Еще до этого стал профессором. И таким заметным, что немцы, вошедшие после Октябрьской революции в Прибалтику, предложили ему на отличных условиях переехать в Германию. Благо он свободно изъяснялся на нескольких языках, в том числе на немецком, как на русском - родном. Но Бурденко решил в предгрозовое время - перед началом гражданской войны - вернуться на родину и вместе с имуществом университета, охраняя научную аппаратуру, отправился в Воронеж, где провел тягчайшие годы разрухи и восстановительного периода, работая хирургом и организатором больничного дела. Затем его затребовали в Москву, где популярность его как хирурга и ученого медика возрастала год от году, привлекая к нему друзей и, как водится при возрастающей известности, не только друзей.

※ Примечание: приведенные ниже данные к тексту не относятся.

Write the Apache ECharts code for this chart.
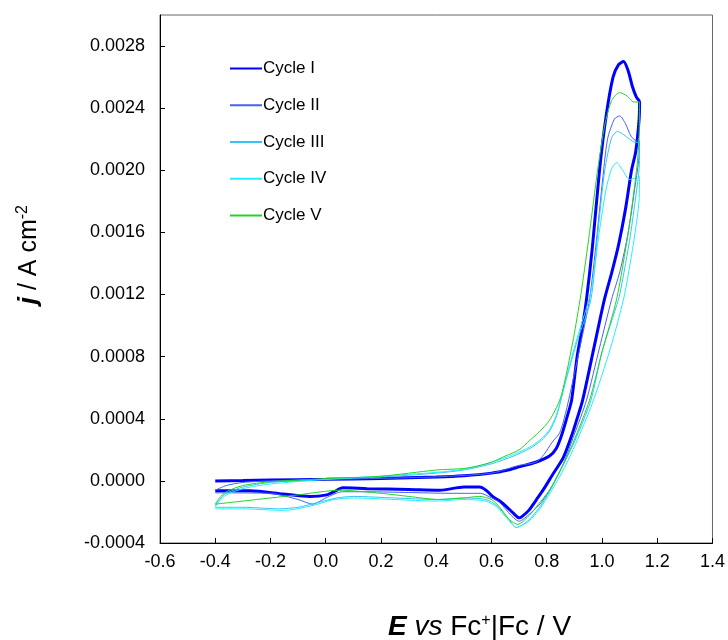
<!DOCTYPE html>
<html>
<head>
<meta charset="utf-8">
<script src="https://cdn.jsdelivr.net/npm/echarts@6/dist/echarts.min.js"></script>
<style>
  html, body { margin: 0; padding: 0; background: #fff; }
  #chart { width: 728px; height: 640px; }
</style>
</head>
<body>
<div id="chart"></div>
<script>
// cycle names and colours
const cycleNames = ['Cycle I', 'Cycle II', 'Cycle III', 'Cycle IV', 'Cycle V']
const cycleColors = ['#0000ff', '#4363ee', '#33c4f4', '#22eeff', '#22d422']

// [E / V, j / A cm-2], forward scan then reverse scan
const cycle1 = [
  [-0.40, 0.0000], [-0.30, 0.000003], [-0.20, 0.000006], [0.00, 0.00001], [0.20, 0.000016],
  [0.40, 0.000025], [0.50, 0.000033], [0.60, 0.00005], [0.66, 0.00007], [0.70, 0.00009],
  [0.76, 0.00012], [0.81, 0.00016], [0.835, 0.00021], [0.855, 0.0003], [0.875, 0.00042],
  [0.89, 0.00052], [0.91, 0.0008], [0.93, 0.001], [0.944, 0.00117], [0.965, 0.0015],
  [0.991, 0.002], [1.015, 0.00235], [1.04, 0.0026], [1.06, 0.00268], [1.078, 0.0027],
  [1.095, 0.00264], [1.11, 0.00254], [1.125, 0.00247], [1.136, 0.00244],
  [1.134, 0.00232], [1.122, 0.00212], [1.107, 0.002], [1.085, 0.00175], [1.06, 0.00152],
  [1.035, 0.00134], [1.009, 0.00117], [0.97, 0.00085], [0.93, 0.00052], [0.908, 0.00039],
  [0.89, 0.00029], [0.86, 0.00015], [0.821, 0.00004], [0.79, -0.00005], [0.763, -0.00012],
  [0.735, -0.00019], [0.71, -0.00023], [0.70, -0.000238], [0.68, -0.00021], [0.655, -0.000167],
  [0.63, -0.00013], [0.604, -0.0001], [0.58, -0.00006], [0.557, -0.00004], [0.50, -0.00004],
  [0.413, -0.00006], [0.30, -0.000055], [0.15, -0.00005], [0.062, -0.000045], [0.03, -0.00007],
  [0.004, -0.00009], [-0.058, -0.0001], [-0.155, -0.000084], [-0.274, -0.000064], [-0.40, -0.000064]
]
const cycle2 = [
  [-0.40, -0.00006], [-0.36, -0.00003], [-0.30, -0.00001], [-0.20, 0.0], [0.00, 0.00001],
  [0.20, 0.000016], [0.40, 0.000026], [0.60, 0.00005], [0.70, 0.0001], [0.76, 0.00012],
  [0.79, 0.00017], [0.82, 0.00025], [0.847, 0.00031], [0.87, 0.00045], [0.895, 0.00065],
  [0.925, 0.0009], [0.955, 0.00117], [0.98, 0.00155], [1.00, 0.0019], [1.02, 0.0022],
  [1.045, 0.00233], [1.064, 0.00235], [1.085, 0.0023], [1.105, 0.00222], [1.125, 0.00219],
  [1.136, 0.00219],
  [1.134, 0.00208], [1.12, 0.0019], [1.095, 0.0016], [1.065, 0.00135], [1.035, 0.00117],
  [0.99, 0.00085], [0.944, 0.00052], [0.90, 0.0003], [0.86, 0.00011], [0.82, -0.00003],
  [0.78, -0.00014], [0.74, -0.00021], [0.70, -0.00026], [0.67, -0.00022], [0.63, -0.00014],
  [0.60, -0.00011], [0.56, -0.00008], [0.45, -0.00008], [0.30, -0.000075], [0.15, -0.00007],
  [0.06, -0.00007], [0.00, -0.00011], [-0.047, -0.00015], [-0.10, -0.00012], [-0.20, -0.00008],
  [-0.40, -0.000077]
]
const cycle3 = [
  [-0.40, -0.00016], [-0.385, -0.00012], [-0.36, -0.00008], [-0.30, -0.00004], [-0.20, -0.00001],
  [0.00, 0.00001], [0.20, 0.000025], [0.40, 0.00005], [0.50, 0.00007], [0.60, 0.00011],
  [0.68, 0.00016], [0.74, 0.00021], [0.78, 0.00026], [0.81, 0.00032], [0.836, 0.00042],
  [0.87, 0.00065], [0.91, 0.0009], [0.96, 0.00117], [0.985, 0.0016], [1.01, 0.002],
  [1.035, 0.00221], [1.056, 0.00225], [1.078, 0.00223], [1.10, 0.0022], [1.12, 0.00218],
  [1.136, 0.00218],
  [1.134, 0.002], [1.12, 0.0018], [1.10, 0.00155], [1.07, 0.00125], [1.06, 0.00117],
  [1.00, 0.00083], [0.96, 0.00052], [0.90, 0.00025], [0.85, 0.00007], [0.81, -0.00007],
  [0.77, -0.00018], [0.73, -0.00026], [0.69, -0.0003], [0.66, -0.00024], [0.62, -0.00016],
  [0.58, -0.00012], [0.50, -0.00011], [0.40, -0.00012], [0.25, -0.00011], [0.10, -0.0001],
  [0.04, -0.00011], [-0.03, -0.00014], [-0.10, -0.00017], [-0.17, -0.00018], [-0.30, -0.00017],
  [-0.40, -0.00017]
]
const cycle4 = [
  [-0.40, -0.00017], [-0.385, -0.00013], [-0.36, -0.00009], [-0.30, -0.00005], [-0.20, -0.00002],
  [0.00, 0.00001], [0.20, 0.00003], [0.40, 0.000055], [0.50, 0.000075], [0.60, 0.00012],
  [0.68, 0.00017], [0.74, 0.00022], [0.78, 0.00027], [0.81, 0.00033], [0.836, 0.00043],
  [0.87, 0.00066], [0.91, 0.00092], [0.96, 0.00122], [0.99, 0.0016], [1.015, 0.00188],
  [1.035, 0.00201], [1.053, 0.00205], [1.075, 0.002], [1.10, 0.00194], [1.12, 0.00195],
  [1.136, 0.00196],
  [1.134, 0.0018], [1.12, 0.0016], [1.10, 0.00138], [1.078, 0.00117], [1.03, 0.00085],
  [0.965, 0.0005], [0.905, 0.00024], [0.86, 0.00007], [0.815, -0.00007], [0.775, -0.00018],
  [0.735, -0.00026], [0.69, -0.0003], [0.66, -0.00025], [0.62, -0.00017], [0.58, -0.00013],
  [0.50, -0.00012], [0.40, -0.00013], [0.25, -0.00012], [0.10, -0.00011], [0.03, -0.00012],
  [-0.05, -0.00016], [-0.15, -0.00019], [-0.30, -0.00018], [-0.40, -0.00018]
]
const cycle5 = [
  [-0.40, -0.00015], [-0.385, -0.00011], [-0.36, -0.00007], [-0.30, -0.00003], [-0.20, -0.000005],
  [-0.10, 0.000005], [0.00, 0.000015], [0.20, 0.00003], [0.40, 0.00007], [0.50, 0.00008],
  [0.56, 0.0001], [0.60, 0.00012], [0.65, 0.00016], [0.70, 0.0002], [0.738, 0.00026],
  [0.77, 0.00031], [0.81, 0.00039], [0.847, 0.00052], [0.87, 0.00068], [0.90, 0.00095],
  [0.926, 0.00123], [0.955, 0.0016], [0.984, 0.002], [1.01, 0.00229], [1.035, 0.00245],
  [1.064, 0.0025], [1.09, 0.00248], [1.115, 0.00244], [1.136, 0.00244],
  [1.134, 0.0022], [1.125, 0.002], [1.095, 0.0016], [1.053, 0.00117], [1.00, 0.00083],
  [0.955, 0.00052], [0.894, 0.00024], [0.85, 0.00007], [0.81, -0.00006], [0.77, -0.00015],
  [0.738, -0.00022], [0.695, -0.00028], [0.665, -0.00025], [0.63, -0.00017], [0.60, -0.00012],
  [0.557, -0.0001], [0.50, -0.00011], [0.41, -0.00012], [0.30, -0.0001], [0.20, -0.00008],
  [0.05, -0.00006], [-0.10, -0.00009], [-0.25, -0.00012], [-0.40, -0.00015]
]
const cycles = [cycle1, cycle2, cycle3, cycle4, cycle5]
const lineWidths = [3, 1, 1, 1, 1]

const chart = echarts.init(document.getElementById('chart'))
const font = 'Liberation Sans, Arial, sans-serif'

chart.setOption({
  animation: false,
  textStyle: { fontFamily: font },
  grid: {
    left: 160, right: 15, top: 15, bottom: 97,
    show: true, borderColor: '#666', borderWidth: 1
  },
  legend: {
    orient: 'vertical',
    left: 229, top: 60, padding: 0,
    itemWidth: 32, itemHeight: 14, itemGap: 19.75,
    data: cycleNames,
    itemStyle: { opacity: 0, borderWidth: 0 },
    textStyle: { fontSize: 17, lineHeight: 14, color: '#000', fontFamily: font, padding: [0, 0, 0, -4] }
  },
  xAxis: {
    type: 'value',
    min: -0.6, max: 1.4, interval: 0.2,
    axisLine: { onZero: false, lineStyle: { color: '#000', width: 1 } },
    axisTick: { inside: true, length: 5, lineStyle: { color: '#000' } },
    axisLabel: { fontSize: 18, color: '#000', margin: 10, formatter: v => v.toFixed(1) },
    splitLine: { show: false }
  },
  yAxis: {
    type: 'value',
    min: -0.0004, max: 0.003, interval: 0.0004,
    axisLine: { show: true, onZero: false, lineStyle: { color: '#000', width: 1 } },
    axisTick: { show: true, inside: true, length: 5, lineStyle: { color: '#000' } },
    axisLabel: { fontSize: 18, color: '#000', margin: 15, showMaxLabel: false, formatter: v => v.toFixed(4) },
    splitLine: { show: false }
  },
  series: cycles.map((d, i) => ({
    name: cycleNames[i],
    type: 'line',
    data: d,
    showSymbol: false,
    symbol: 'none',
    smooth: 0.25,
    color: cycleColors[i],
    lineStyle: { width: lineWidths[i], color: cycleColors[i] },
    z: 2 + (i === 0 ? 0 : 1)
  })),
  graphic: [
    {
      type: 'text',
      left: 15, top: 205,
      rotation: Math.PI / 2,
      style: {
        text: '{b|j}{n| / A cm}{s|-2}',
        rich: {
          b: { fontSize: 26, fontWeight: 'bold', fontStyle: 'italic', fontFamily: font, fill: '#000' },
          n: { fontSize: 25, fontFamily: font, fill: '#000' },
          s: { fontSize: 16, fontFamily: font, fill: '#000', verticalAlign: 'top', padding: [0, 0, 12, 0] }
        }
      }
    },
    {
      type: 'text',
      left: 388, top: 613,
      style: {
        text: '{b|E}{i| vs}{n| Fc}{s|+}{n||Fc / V}',
        rich: {
          b: { fontSize: 28, fontWeight: 'bold', fontStyle: 'italic', fontFamily: font, fill: '#000' },
          i: { fontSize: 28, fontStyle: 'italic', fontFamily: font, fill: '#000' },
          n: { fontSize: 28, fontFamily: font, fill: '#000' },
          s: { fontSize: 16, fontFamily: font, fill: '#000', verticalAlign: 'top', padding: [0, 0, 12, 0] }
        }
      }
    }
  ]
})
</script>
</body>
</html>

- ...Есть у меня, конечно, и недруги. И были они, к сожалению, на протяжении всей моей жизни, - говорил академик Бурденко. - А как могло быть иначе, если все время, всю жизнь приходилось прорубаться сквозь косность, рутину, равнодушие и унылый консерватизм. Был ли я, однако, всегда прав, прорубаясь? Вот это едва ли. Были за мной, разумеется, грехи. И не малые, такие, например, как грубость и нетерпимость, в которых мог бы я, наверно, признаться как на духу, на исповеди. Кстати, исповедь - это, на мой взгляд, неплохое дело. И не потому, что я чуть не принял духовный сан. Нет, я просто убежден, что человек всех рангов и положений должен так или иначе время от времени вглядываться в себя, отдавать себе (и может быть, людям) отчет в своих действиях, совершенствовать, что ли, свою духовную структуру. Мне это, - признался, улыбнувшись, уже старый человек, - честно говоря, не всегда удавалось в полной мере. Оттого, что ли, что я очень быстро жил и всегда был чрезвычайно занят. Все время мне было некогда. И кто знает, может быть, в этом и было мое счастье.